Dort Motor Car Company


The Dort Motor Car Company of Flint, Michigan, built automobiles from 1915–1924. Dort used Lycoming-built engines to power their vehicles.
Dort Motor Car Company grew from Durant-Dort Carriage Company founded in 1886 by William C. Durant and J. Dallas Dort. They remained business partners until about 1915. Durant-Dort Carriage Company was dissolved in 1924. It may have continued to own the buildings plant and machinery used by Dort Motor Car.
Dort and the remaining stockholders took over the carriage business. They incorporated Dort Motor Car Company and began to use some of the same plant to manufacture Dort cars buying in engines from Lycoming.

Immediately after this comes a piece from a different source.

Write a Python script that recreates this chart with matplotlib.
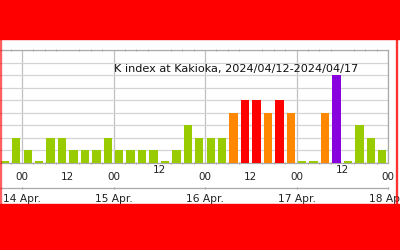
import matplotlib
matplotlib.use("Agg")
import matplotlib.pyplot as plt
import numpy as np
from matplotlib.patches import Rectangle
from matplotlib.transforms import ScaledTranslation

# ---- data ----
# 3-hourly K index, bins starting 2024-04-13 18:00 (x in days from 14 Apr 00:00)
start_day = -0.25
k_values = [0, 2,                      # 13 Apr 18-24
            1, 0, 2, 2, 1, 1, 1, 2,    # 14 Apr
            1, 1, 1, 1, 0, 1, 3, 2,    # 15 Apr
            2, 2, 4, 5, 5, 4, 5, 4,    # 16 Apr
            0, 0, 4, 7, 0, 3, 2, 1]    # 17 Apr
title = "K index at Kakioka, 2024/04/12-2024/04/17"
hour_ticks = [0, 0.5, 1, 1.5, 2, 2.5, 3, 3.5, 4]
hour_labels = ["00", "12", "00", "12", "00", "12", "00", "12", "00"]
day_ticks = [0, 1, 2, 3, 4]
day_labels = ["14 Apr.", "15 Apr.", "16 Apr.", "17 Apr.", "18 Apr."]

def kcolor(k):
    if k >= 7:
        return "#8800dd"
    if k >= 5:
        return "#ff0000"
    if k == 4:
        return "#ff8800"
    return "#99cc00"

W, H = 400, 250
fig = plt.figure(figsize=(4, 2.5), dpi=100)
fig.patch.set_facecolor("white")

px_per_day = 91.5
x_right_px = 388
x_left_day = 4 - x_right_px / px_per_day

ax = fig.add_axes([0, 1 - 163 / H, x_right_px / W, (163 - 50) / H])
bin_w = 0.125
centers = start_day + bin_w * (np.arange(len(k_values)) + 0.5)
heights = np.maximum(np.array(k_values, float), 0.13)
ax.bar(centers, heights, width=0.092, color=[kcolor(k) for k in k_values],
       zorder=3)
ax.set_xlim(x_left_day, 4)
ax.set_ylim(0, 9)
ax.set_yticks(np.arange(0, 10))
ax.yaxis.grid(True, color="#d4d4d4", lw=0.9, zorder=0)
for d in day_ticks:
    ax.axvline(d, color="#c0c0c0", lw=0.9, zorder=1)
ax.tick_params(axis="y", left=False, labelleft=False)
ax.spines["left"].set_visible(False)
for s in ["top", "right", "bottom"]:
    ax.spines[s].set_color("#aaaaaa")
    ax.spines[s].set_linewidth(0.9)
ax.set_xticks(hour_ticks)
ax.set_xticklabels(hour_labels, fontsize=7.5, color="#222222")
ax.set_xticks(np.arange(-0.125, 4.01, 0.125), minor=True)
ax.tick_params(axis="x", which="major", length=0, pad=6.5)
ax.tick_params(axis="x", which="minor", length=2, direction="inout",
               color="#999999", top=True, bottom=True)
for i, lab in enumerate(ax.get_xticklabels()):
    if i in (3, 7):
        lab.set_transform(lab.get_transform() +
                          ScaledTranslation(0, 7 / 100, fig.dpi_scale_trans))
ax.text(1, 7.45, title, fontsize=8.1, color="#111111", va="center",
        ha="left", zorder=4)

# day axis
ax2 = fig.add_axes([0, 1 - 188 / H, x_right_px / W, 0.001])
ax2.set_xlim(x_left_day, 4)
ax2.set_ylim(0, 1)
for s in ["left", "right", "top"]:
    ax2.spines[s].set_visible(False)
ax2.spines["bottom"].set_color("#aaaaaa")
ax2.spines["bottom"].set_linewidth(0.9)
ax2.set_yticks([])
ax2.set_xticks(day_ticks)
ax2.set_xticklabels(day_labels, fontsize=7.7, color="#222222")
ax2.tick_params(axis="x", length=2, direction="inout", color="#999999", pad=3)
ax2.patch.set_visible(False)

# red frame
red = "#ff0000"
fig.patches.append(Rectangle((0, 1 - 39 / H), 1, 39 / H, transform=fig.transFigure,
                             color=red, zorder=10))
fig.patches.append(Rectangle((0, 0), 1, 46 / H, transform=fig.transFigure,
                             color=red, zorder=10))
fig.patches.append(Rectangle((0, 0), 1.2 / W, 1, transform=fig.transFigure,
                             color=red, zorder=10, alpha=0.5))
fig.patches.append(Rectangle((396 / W, 0), 1.2 / W, 1, transform=fig.transFigure,
                             color=red, zorder=10, alpha=0.7))

fig.savefig("out.png", dpi=100)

Carriage production ended in 1917.
Dort shipped 9,000 cars in its first year.
By 1917, Dort was offering four models: a closed sedan at $1,065, a convertible sedan at $815, a five-place open tourer at $695, and a Fleur-de-Lys roadster at $695. By contrast, Ford Model Ts were selling for $440 in 1915.
By 1920 Dort was the country's 13th largest automobile producer. The company built a large factory on the east end of Flint right at the time of the recession that followed WWI. The company started bleeding cash and attempted to seek capital or a merger partner. Staff was cut and expenses were cut back. After several of the company executives left in 1923, the only choice left to Dort was to liquidate. The new factory building was sold to AC Spark Plug to manufacture carburetor air filters and fuel pumps.
J Dallas Dort died the following year.